W środę rano poziom Odry w Oławie przekroczył 7,3 metra i cały czas się podnosił. Moment kulminacyjny powinien mieć miejsce po południu.

Powódź 2024 zmierza do Wrocławia. RZGW dementuje doniesienia o przecieku zbiornika Mietków

Oława jest jednym punktem zagrożenia, drugim jest Wrocław. Trwają przygotowania na nadejście fali. Wiele emocji wzbudziły doniesienia o przecieku zbiornika Mietków, które pojawiły się we wtorek późnym popołudniem. Te zostały szybko zdementowane przez Regionalny Zarząd Gospodarki Wodnej we Wrocławiu.

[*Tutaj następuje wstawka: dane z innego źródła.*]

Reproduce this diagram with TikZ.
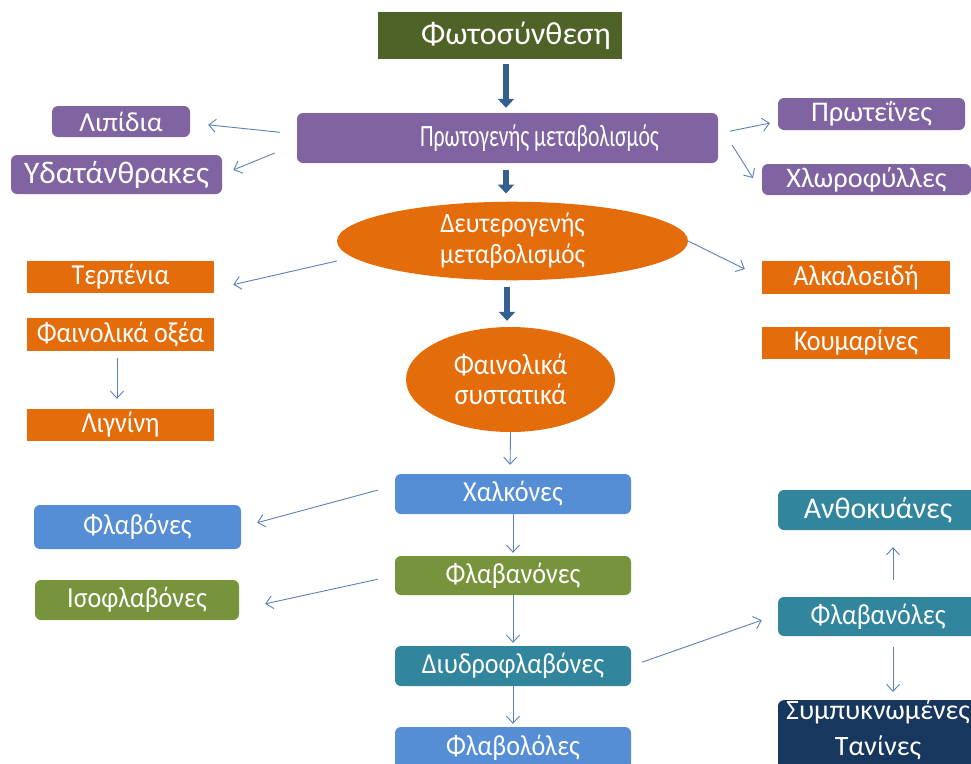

"Nie potwierdzamy pęknięcia lub uszkodzenia obwałowań lub innych części budowli hydrotechnicznych zbiornika Mietków. Aktualnie zbiornik cały czas pracuje zgodnie z instrukcjami gospodarowania wodami." – przekazano we wtorek wczesnym wieczorem.

Zdementowanie tych informacji nieco uspokoiło nastroje we Wrocławiu, jednak sytuacja pozostaje tam bardzo napięta. Najgorszym dniem będzie tam czwartek 19 września. Jednak problemem będzie tam nie tylko Odra, ale i Bystrzyca. To właśnie na niej stoi zapora Mietków, gdzie w ostatnich godzinach zwiększano zrzut wody. Na nadejście wielkiej wody od kilkudziesięciu godzin przygotowują się m.in. mieszkańcy wrocławskich Marszowic.

IMGW o poziomie wody i sytuacji hydrologicznej. Stany alarmowe w kilkudziesięciu miejscach

W środę chwilę przed godziną 6 rano IMGW podało najnowsze informacje dotyczące sytuacji hydrologicznej w Polsce. Stan alarmowy był przekroczony na 61 stacjach w dorzeczu Odry i na 1 stacji w dorzeczu Wisły. Stan ostrzegawczy woda przekroczyła na 29 stacjach w dorzeczu Odry, a także na 7 stacjach w dorzeczu Wisły.

Dobra wiadomość jest też taka, że prognozy pogody są coraz bardziej optymistyczne. W środę suma opadów nie powinna przekroczyć na południowym zachodzie kraju 15 mm.